Non-commercials reduced net shorts in 10-year note futures sequentially, but holdings remain elevated. In the week to October 1st last year, they were net short a record 1.14 million contracts. This week’s tally is 29.1 percent lower from that high and 29.9 percent higher than the low of January 14th this year.

The 10-year treasury yield ticked 4.81 percent on January 14th and reversed lower to bottom at 4.11 percent on the 4th this month. This week, these rates were flat at 4.26 percent. In recent weeks, non-commercials’ wager on higher rates have paid off, albeit marginally. This is likely to change in the sessions ahead.

On the daily, the 10-year acts like it wants lower prints. It is currently sandwiched between the 50- and 200-day moving averages (4.41 percent and 4.22 percent respectively); a breach of the latter, which currently lines up with trendline support from the low early this month, will raise the odds that the rates are headed toward that low.

30-year bond: Currently net short 38.3k, up 24.8k.

Major US economic releases for next week are as follows.

The ISM manufacturing index (March) and JOLTs job openings (February) will be out Tuesday.

Manufacturing activity in February dropped six-tenths of a percentage point month-over-month to 50.3 percent. This is the second consecutive monthly expansion after 26 months of contraction.

In January, non-farm job openings rose 232,000 m/m to 7.7 million. Last September’s 7.1 million was the lowest since December 2020. Openings peaked at 12.1 million in March 2022.

Factory orders (February, revised) are scheduled for Wednesday. Orders for non-defense capital goods ex-aircraft – proxy for business capex plans – fell 0.3 percent m/m to a seasonally adjusted annual rate of $75 billion. January’s $75.2 billion was a record.

Thursday brings the ISM services index (March). February services activity increased seven-tenths of a percentage point m/m to 53.5 percent. This is the eighth monthly expansion in a row.

Payrolls (March) will be released Friday. For the first two months, the economy created an average 138,000 non-farm jobs year-to-date. This is lower than the monthly average of 168,000 in 2024, 216,000 in 2023 and 380,000 in 2022.

WTI crude oil: Currently net long 178.7k, up 14.7k.

Up 1.6 percent this week, West Texas Intermediate crude has now rallied for three weeks in succession. This followed defense of horizontal support at $65-$66 for several sessions in the first half this month. Support at $65-$66 goes back years, with buyers also having shown up there last September.

This Wednesday, the crude rallied as high as $70.22, with a weekly close of $69.36/barrel. Wednesday’s high just fell short of $71-$72, which makes up the lower bound of a months-long range with the upper bound at $81-$82. This range was broken last September. The sharply falling 50-day lies at $70.53.

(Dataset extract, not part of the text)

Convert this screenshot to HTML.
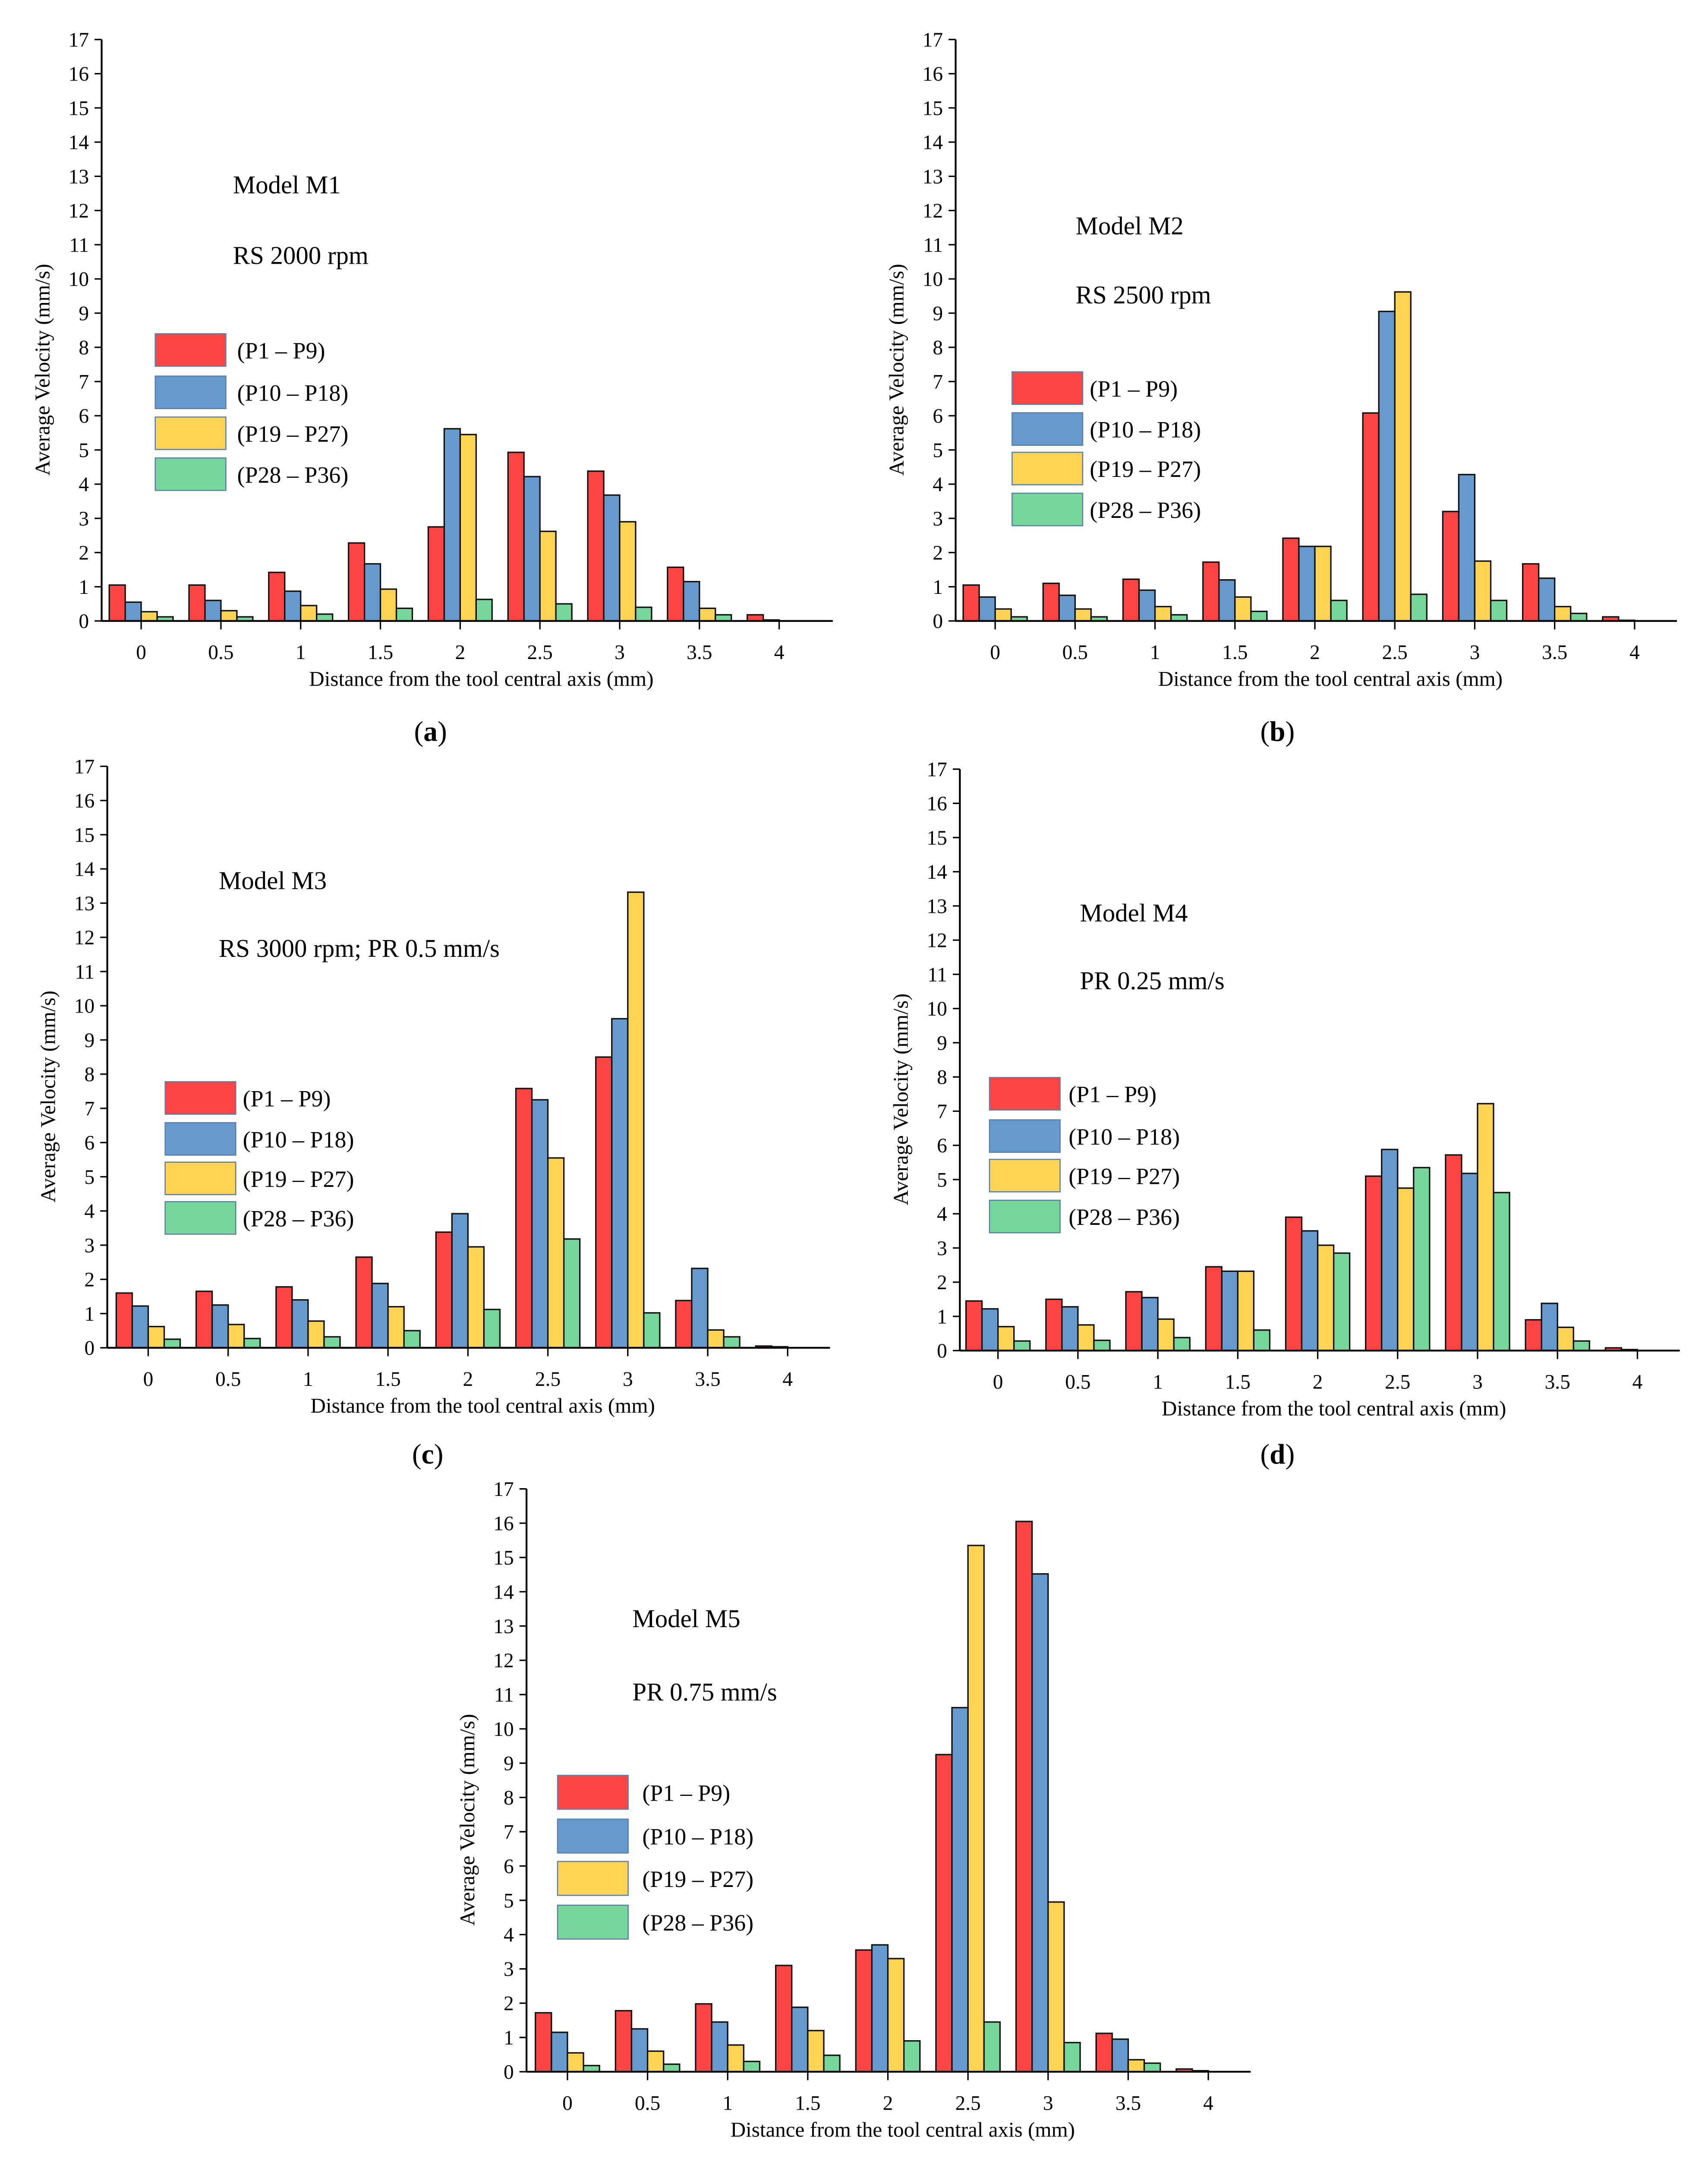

On the weekly, more gains are likely, but trading in the sessions ahead is likely to be dominated by the now-overbought daily indicators.

In the meantime, US crude production in the week to March 21st increased 1,000 barrels per day week-over-week to 13.574 million b/d; output has come under slight pressure since registering a record 13.631 mb/d in the week to December 6. Crude imports rose as well, up 810,000 b/d to 6.2 mb/d. Stocks of crude, gasoline, and distillates all dropped – by 3.3 million barrels, 1.4 million barrels and 421,000 barrels respectively to 433.6 million barrels, 239.1 million barrels and 114.4 million barrels. Refinery utilization inched up one-tenth of a percentage point to 87 percent.

E-mini S&P 500: Currently net short 53.4k, up 121.7k.

Non-commercials stuck to their long bias for only three weeks before jumping ship. This week, there was a swing of 121,673 contracts, as in the prior week they were net long 68,311 contracts. Holdings are as of Tuesday, and the cash at one time in that session was up 2.1 percent for the week, tagging 5787 to form a long-legged doji just above the 200-day. By Friday, momentum went the other way, and the index finished the week lower 1.5 percent. This followed last week’s gains of 0.5 percent, which was a first up week in five.

Previously, between February 19th when the S&P 500 reached a fresh intraday high of 6147 and March 13th when it bottomed at 5505, the large cap index tumbled 10.5 percent. That low is now 1.4 percent away, and it is a must-hold for the bulls, who this week were unable to sustainably reclaim the 200-day as well as horizontal resistance at 5770s. In fact, sellers showed up right at that hurdle.

As things stand, the index (5581) probably wants to go lower, with the daily RSI having turned lower this week right at the median.

Euro: Currently net long 65.5k, up 6.1k.

The euro fell for six consecutive sessions before attracting bids at the flattish 200-day ($1.0731) on Wednesday. For the week, it edged up 0.15 percent to $1.0831.

Earlier, euro bulls had to endure rejection at $1.09s, with last week’s high of $1.0955 following the prior week’s $1.0947. Difficulty there arose after a decent two-month rally.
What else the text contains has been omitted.